Now, there are systematic problems lurking just under the surface with Langland-Hassan’s proposal. If we’re going to posit an in-the-fiction operator as a constituent of thought, we have to ask what that operator’s content is. That is, we have to ask what it is for a proposition to be true in a given fiction, since that is what the proposed operator is supposed to contribute semantically. And by far the most influential (and I think plausible) answer to that question to date is Kendall Walton’s proposal in his (1990) Mimesis as Make-Believe. According to Walton, a proposition is true in a given fiction when we are prescribed by the rules of the game that partly constitute that fiction to imagine that proposition. E.g., what makes it true, on this account, that Hermione knows spells in the Harry Potter stories is that the make-believe game we play when we process those stories prescribes that we imagine she knows spells. So if Walton is right, then the correct theory of what the operator even means, far from eliminating the need to posit imaginings, will actually imply them.

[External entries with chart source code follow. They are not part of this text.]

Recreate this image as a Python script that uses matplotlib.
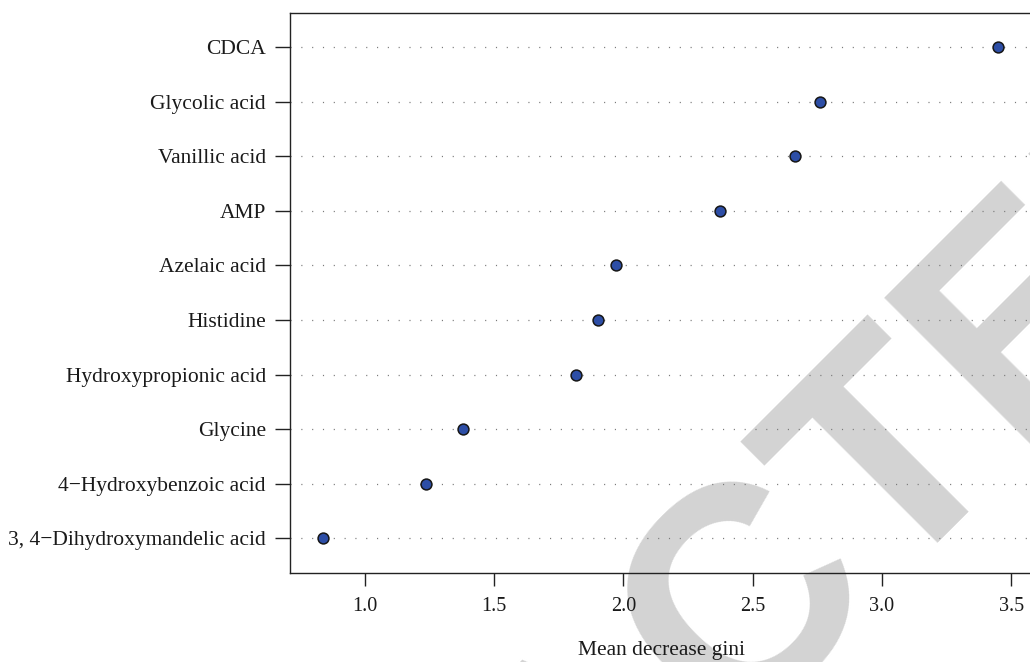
import matplotlib
matplotlib.use("Agg")
import matplotlib.pyplot as plt

# variable importance (random forest), top to bottom as in the chart
metabolites = ["CDCA", "Glycolic acid", "Vanillic acid", "AMP", "Azelaic acid",
               "Histidine", "Hydroxypropionic acid", "Glycine",
               "4\u2212Hydroxybenzoic acid", "3, 4\u2212Dihydroxymandelic acid"]
gini = [3.451, 2.761, 2.665, 2.374, 1.970, 1.902, 1.817, 1.379, 1.236, 0.839]
xticks = [1.0, 1.5, 2.0, 2.5, 3.0, 3.5]
watermark = "RETRACTED"

plt.rcParams["font.family"] = ["Liberation Serif", "DejaVu Serif"]

fig = plt.figure(figsize=(10.30, 6.62), dpi=100)
ax = fig.add_axes([290 / 1030, 89 / 662, 742 / 1030, 559.5 / 662])
ax.set_facecolor("none")

n = len(metabolites)
ypos = list(range(n, 0, -1))

# dotted guide lines then the points
for y in ypos:
    ax.axhline(y, color="#7a7a7a", lw=0.9, dashes=(0.9, 7.75), zorder=1)
ax.plot(gini, ypos, "o", ms=7.8, mfc="#2d4ea6", mec="#161616", mew=1.1,
        ls="none", zorder=3)

ax.set_xlim(0.710, 3.581)
ax.set_ylim(0.365, 10.615)
ax.set_yticks(ypos)
ax.set_yticklabels(metabolites)
ax.set_xticks(xticks)
ax.set_xticklabels([f"{t:.1f}" for t in xticks])

for s in ax.spines.values():
    s.set_color("#222222")
    s.set_linewidth(1.0)
ax.tick_params(axis="y", length=10.8, width=1.0, color="#222222", pad=6.5,
               labelsize=15.5, labelcolor="#1a1a1a")
ax.tick_params(axis="x", length=9.1, width=1.0, color="#222222", pad=8,
               labelsize=14.5, labelcolor="#1a1a1a")
ax.set_xlabel("Mean decrease gini", fontsize=15.5, color="#1a1a1a", labelpad=18)

# grey watermark behind the plot
fig.text(648 / 1030, 1 - 812 / 662, watermark, fontsize=220,
         family="Liberation Sans", weight="bold", color="#d3d3d3",
         rotation=45, rotation_mode="anchor", ha="center", va="baseline",
         zorder=-1)

fig.savefig("out.png", dpi=100)
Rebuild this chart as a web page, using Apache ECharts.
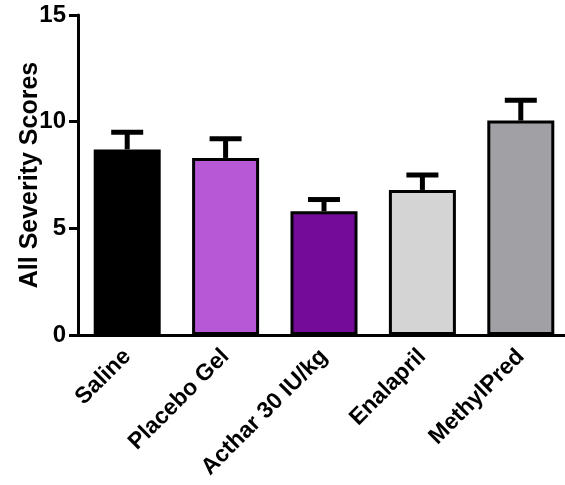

That’s one systematic concern with Langland-Hassan’s implicit argument, one that it would take much more space than I have here to sort out. But as indicated, I want to answer the rhetorical question (“to what end?”) directly, by which I mean stating the phenomena imaginative attitudes can help explain that beliefs+operators can’t.

The answer is that we do far more with fictional contents than just learning about what happens in various pre-established stories. We often make projections about what’s going to happen in the fictions we’re enjoying before we get to the relevant bits. We might, as Alon Chasid would probably point out, have daydreams about hanging out with fictional characters or about intervening in the course of (fictional) events. The daydreams we have might eventually turn into fan fiction, if we decide to write them down. And when we write fan fiction, or even write new fictions, we often have to choose from a number of options that we think up—that is, imagine.     

So while I grant that we often have beliefs about fictions (which include various in-the-fiction operators), I reject the idea that beliefs+operators will be sufficient to account for the range of things we in fact do in relation to fictional contents. When I optimistically hypothesize that Hermione will use a spell as I read, I represent her as using one in the future of the fiction without (yet) applying the attitude of belief to that representation. I imagine her doing it. When I daydream about having breakfast with Bilbo—as I do when I’m hungry—I don’t believe that <In the Hobbit> I had or am having breakfast with him; in fact I believe that’s not true in the fiction. But I still imagine it. And when I choose among several ideas for my fan fiction or even new fiction, I don’t yet have beliefs about how any given story goes; I’m still working on what those should be. But I do have lots of imaginings.         

So if we broaden our focus to include the many and various cognitive and other activities we partake of in relation to fictions (beyond just learning their basic contents), we’ll see that a distinct cognitive attitude of imagining is an indispensable posit. We have both internal fictional operators and distinct attitudes. I would even argue that, for explaining the various mentioned activities, it’s worth positing a range of subtly different attitudes that, for lack of a better vocabulary in contemporary English, all currently get lumped under the single word “imagining.” That argument, however, is for a different day.